Summary:
|
In most cases the current on-line journals in mathematics are supplied in the form of PDF with print images of papers in the front and OCR’ed hidden texts behind to provide with search facilily using key words. The embedded hidden texts usually does not include good information about mathematical formulae in the papers. We can say that, for the future development of DML, it is desirable to include, in the digitised journals, more structured information of the content of mathematical papers, e.g. tag information to indicate logical structure of papers such as headings of sections, definitions, theorems, lemmas, etc., together with mathematical formulae structures included. In the talk, I will present the current stage of our technology to extract such information from the scanned images in the retro-digitised mathematical papers. Mechanically-prepared new journals in the form of PDF are also the target of our research since it is not an easy task to get uniform structure description of mathematical formulae for example from the original LaTeX source with various styles and macro commands depending on authors.

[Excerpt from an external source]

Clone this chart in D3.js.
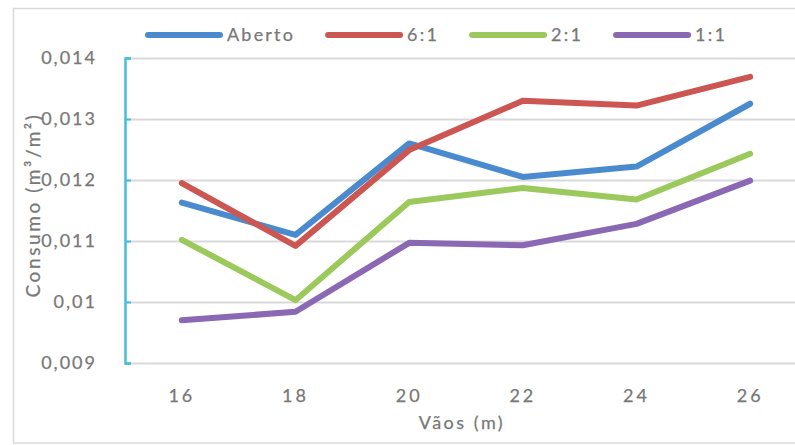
<!DOCTYPE html>
<html>
<head>
<meta charset="utf-8">
<script src="https://cdn.jsdelivr.net/npm/d3@7"></script>
<style>
  html, body { margin: 0; padding: 0; background: #fff; }
  svg { display: block; }
  text { font-family: Lato, "Open Sans", sans-serif; fill: #787878; stroke: #787878; stroke-width: 0.25px; }
</style>
</head>
<body>
<svg id="chart" width="795" height="445"></svg>
<script>
// Spans (m) on the category axis
const spans = ["16", "18", "20", "22", "24", "26"];

// Consumption (m³/m²) per span, one array per configuration
const aberto = [0.01163, 0.01110, 0.01260, 0.01205, 0.01222, 0.01325];
const r61    = [0.01195, 0.01092, 0.01249, 0.01330, 0.01322, 0.01369];
const r21    = [0.01102, 0.01003, 0.01164, 0.01187, 0.01168, 0.01243];
const r11    = [0.00970, 0.00984, 0.01097, 0.01093, 0.01128, 0.01199];

const seriesNames = ["Aberto", "6:1", "2:1", "1:1"];
const seriesValues = [aberto, r61, r21, r11];
const seriesColors = ["#4a8bd0", "#cc5652", "#9bc95c", "#8a68b4"];

const yTicks = [0.009, 0.010, 0.011, 0.012, 0.013, 0.014];

const svg = d3.select("#chart");

// Outer chart frame
svg.append("rect")
  .attr("x", 13.5).attr("y", 8.5)
  .attr("width", 810).attr("height", 434.5)
  .attr("fill", "#fff").attr("stroke", "#d9d9d9").attr("stroke-width", 1.5);

const plot = { left: 125, right: 807, top: 58, bottom: 363 };

const x = d3.scaleBand().domain(spans).range([plot.left, plot.right]);
const y = d3.scaleLinear().domain([0.009, 0.014]).range([plot.bottom, plot.top]);

const ptBR = d3.formatLocale({ decimal: ",", thousands: ".", grouping: [3], currency: ["", ""] });
const fmt = ptBR.format(".3~f");

// Horizontal gridlines
svg.append("g")
  .selectAll("line")
  .data(yTicks)
  .join("line")
  .attr("x1", plot.left).attr("x2", plot.right)
  .attr("y1", d => Math.round(y(d)) + 0.5).attr("y2", d => Math.round(y(d)) + 0.5)
  .attr("stroke", "#d9d9d9").attr("stroke-width", 2);

// Y axis (ticks pointing into the plot)
const yAxis = d3.axisLeft(y).tickValues(yTicks).tickFormat(fmt).tickSize(-6).tickPadding(28);
const gy = svg.append("g")
  .attr("transform", `translate(${plot.left},0)`)
  .call(yAxis);
gy.select(".domain").attr("stroke", "#45bfd8").attr("stroke-width", 2.5);
gy.selectAll(".tick line").attr("stroke", "#45bfd8").attr("stroke-width", 2);
gy.selectAll(".tick text")
  .attr("font-size", 18).attr("letter-spacing", 2)
  .attr("font-family", "Lato, sans-serif").attr("fill", "#787878");

// X axis labels (category names under each band centre)
const xAxis = d3.axisBottom(x).tickSize(0).tickPadding(26);
const gx = svg.append("g")
  .attr("transform", `translate(0,${plot.bottom})`)
  .call(xAxis);
gx.select(".domain").remove();
gx.selectAll(".tick text")
  .attr("font-size", 18).attr("letter-spacing", 3)
  .attr("font-family", "Lato, sans-serif").attr("fill", "#787878");

// Axis titles
svg.append("text")
  .attr("x", 462).attr("y", 429)
  .attr("text-anchor", "middle")
  .attr("font-size", 18).attr("letter-spacing", 2.5)
  .text("Vãos (m)");

svg.append("text")
  .attr("transform", "translate(40,205) rotate(-90)")
  .attr("text-anchor", "middle")
  .attr("font-size", 19).attr("letter-spacing", 2.6)
  .text("Consumo (m³/m²)");

// Series lines
const line = d3.line()
  .x((d, i) => x(spans[i]) + x.bandwidth() / 2)
  .y(d => y(d));

svg.append("g")
  .selectAll("path")
  .data(seriesValues)
  .join("path")
  .attr("d", d => line(d))
  .attr("fill", "none")
  .attr("stroke", (d, i) => seriesColors[i])
  .attr("stroke-width", 6)
  .attr("stroke-linecap", "round")
  .attr("stroke-linejoin", "round");

// Legend
const legend = svg.append("g").attr("transform", "translate(0,35)");
let lx = 148;
seriesNames.forEach((name, i) => {
  const g = legend.append("g");
  g.append("line")
    .attr("x1", lx).attr("x2", lx + 72)
    .attr("y1", 0).attr("y2", 0)
    .attr("stroke", seriesColors[i]).attr("stroke-width", 6)
    .attr("stroke-linecap", "round");
  const t = g.append("text")
    .attr("x", lx + 79).attr("y", 0)
    .attr("dy", "0.35em")
    .attr("font-size", 18).attr("letter-spacing", 2.2)
    .text(name);
  lx += 79 + t.node().getComputedTextLength() + 33;
});
</script>
</body>
</html>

Although there are many methods presented in literature to recognize mathematical formulae, very few applications appeared to do this task in practical sense. One of the major problem in the development of math OCR is to avoid fatal effects caused by mis-recognition and mis-segmentation of characters and symbols. In the talk, I will explain first the method we took to overcome this difficulty. Some demonstration of our software InftyReader to recognize mathematical documents will also be given in the lecture. Secondly, as a better approach to recognize a large number of pages like the case of DML, our adaptive method to improve the recognition rates of characters/symbols, mathematical formulae structures and logical structures of articles will also be presented. (English) |